Set down each entry from the block beneath, exactly as written.

= = = = = = =

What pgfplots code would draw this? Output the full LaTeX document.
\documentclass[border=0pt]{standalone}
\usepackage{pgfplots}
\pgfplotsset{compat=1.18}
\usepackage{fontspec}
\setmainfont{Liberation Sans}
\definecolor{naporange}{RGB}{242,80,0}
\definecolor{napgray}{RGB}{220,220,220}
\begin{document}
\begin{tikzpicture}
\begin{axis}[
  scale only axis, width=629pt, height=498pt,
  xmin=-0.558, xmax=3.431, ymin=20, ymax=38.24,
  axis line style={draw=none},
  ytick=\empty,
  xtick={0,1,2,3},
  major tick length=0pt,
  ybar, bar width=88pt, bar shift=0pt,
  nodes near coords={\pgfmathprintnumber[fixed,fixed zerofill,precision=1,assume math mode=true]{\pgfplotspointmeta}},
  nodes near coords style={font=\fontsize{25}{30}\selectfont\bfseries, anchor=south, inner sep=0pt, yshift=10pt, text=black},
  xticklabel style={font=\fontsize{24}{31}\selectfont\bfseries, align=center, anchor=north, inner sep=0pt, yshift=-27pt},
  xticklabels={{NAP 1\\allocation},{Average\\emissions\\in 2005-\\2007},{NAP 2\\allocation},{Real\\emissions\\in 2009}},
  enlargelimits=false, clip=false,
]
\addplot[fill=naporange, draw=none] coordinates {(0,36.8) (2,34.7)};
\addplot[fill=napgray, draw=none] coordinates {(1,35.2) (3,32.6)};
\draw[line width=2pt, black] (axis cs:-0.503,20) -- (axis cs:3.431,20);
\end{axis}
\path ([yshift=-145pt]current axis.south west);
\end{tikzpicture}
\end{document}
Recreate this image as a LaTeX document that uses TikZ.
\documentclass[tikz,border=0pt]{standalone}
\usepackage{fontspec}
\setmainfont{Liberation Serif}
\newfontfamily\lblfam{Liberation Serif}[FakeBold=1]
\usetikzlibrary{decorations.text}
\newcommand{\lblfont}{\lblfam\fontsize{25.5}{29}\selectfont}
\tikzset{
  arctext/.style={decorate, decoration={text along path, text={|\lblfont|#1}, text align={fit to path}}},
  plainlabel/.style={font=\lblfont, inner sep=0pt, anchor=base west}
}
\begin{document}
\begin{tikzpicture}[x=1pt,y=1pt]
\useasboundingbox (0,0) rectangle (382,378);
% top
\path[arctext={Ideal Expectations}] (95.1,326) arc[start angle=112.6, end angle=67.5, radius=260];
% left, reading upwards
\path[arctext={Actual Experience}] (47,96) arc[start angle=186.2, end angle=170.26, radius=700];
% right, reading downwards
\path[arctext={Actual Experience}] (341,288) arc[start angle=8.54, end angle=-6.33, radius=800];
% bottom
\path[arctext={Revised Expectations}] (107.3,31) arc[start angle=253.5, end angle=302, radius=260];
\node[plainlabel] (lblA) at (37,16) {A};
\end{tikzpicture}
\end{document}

= = = = = = =

- [Answer below]:
What pgfplots code would draw this? Output the full LaTeX document.
\documentclass[border=0pt]{standalone}
\usepackage{pgfplots}
\pgfplotsset{compat=1.18}
\usepackage{fontspec}
\setmainfont{Liberation Sans}
\definecolor{naporange}{RGB}{242,80,0}
\definecolor{napgray}{RGB}{220,220,220}
\begin{document}
\begin{tikzpicture}
\begin{axis}[
  scale only axis, width=629pt, height=498pt,
  xmin=-0.558, xmax=3.431, ymin=20, ymax=38.24,
  axis line style={draw=none},
  ytick=\empty,
  xtick={0,1,2,3},
  major tick length=0pt,
  ybar, bar width=88pt, bar shift=0pt,
  nodes near coords={\pgfmathprintnumber[fixed,fixed zerofill,precision=1,assume math mode=true]{\pgfplotspointmeta}},
  nodes near coords style={font=\fontsize{25}{30}\selectfont\bfseries, anchor=south, inner sep=0pt, yshift=10pt, text=black},
  xticklabel style={font=\fontsize{24}{31}\selectfont\bfseries, align=center, anchor=north, inner sep=0pt, yshift=-27pt},
  xticklabels={{NAP 1\\allocation},{Average\\emissions\\in 2005-\\2007},{NAP 2\\allocation},{Real\\emissions\\in 2009}},
  enlargelimits=false, clip=false,
]
\addplot[fill=naporange, draw=none] coordinates {(0,36.8) (2,34.7)};
\addplot[fill=napgray, draw=none] coordinates {(1,35.2) (3,32.6)};
\draw[line width=2pt, black] (axis cs:-0.503,20) -- (axis cs:3.431,20);
\end{axis}
\path ([yshift=-145pt]current axis.south west);
\end{tikzpicture}
\end{document}
Recreate this image as a LaTeX document that uses TikZ.
\documentclass[tikz,border=0pt]{standalone}
\usepackage{fontspec}
\setmainfont{Liberation Serif}
\newfontfamily\lblfam{Liberation Serif}[FakeBold=1]
\usetikzlibrary{decorations.text}
\newcommand{\lblfont}{\lblfam\fontsize{25.5}{29}\selectfont}
\tikzset{
  arctext/.style={decorate, decoration={text along path, text={|\lblfont|#1}, text align={fit to path}}},
  plainlabel/.style={font=\lblfont, inner sep=0pt, anchor=base west}
}
\begin{document}
\begin{tikzpicture}[x=1pt,y=1pt]
\useasboundingbox (0,0) rectangle (382,378);
% top
\path[arctext={Ideal Expectations}] (95.1,326) arc[start angle=112.6, end angle=67.5, radius=260];
% left, reading upwards
\path[arctext={Actual Experience}] (47,96) arc[start angle=186.2, end angle=170.26, radius=700];
% right, reading downwards
\path[arctext={Actual Experience}] (341,288) arc[start angle=8.54, end angle=-6.33, radius=800];
% bottom
\path[arctext={Revised Expectations}] (107.3,31) arc[start angle=253.5, end angle=302, radius=260];
\node[plainlabel] (lblA) at (37,16) {A};
\end{tikzpicture}
\end{document}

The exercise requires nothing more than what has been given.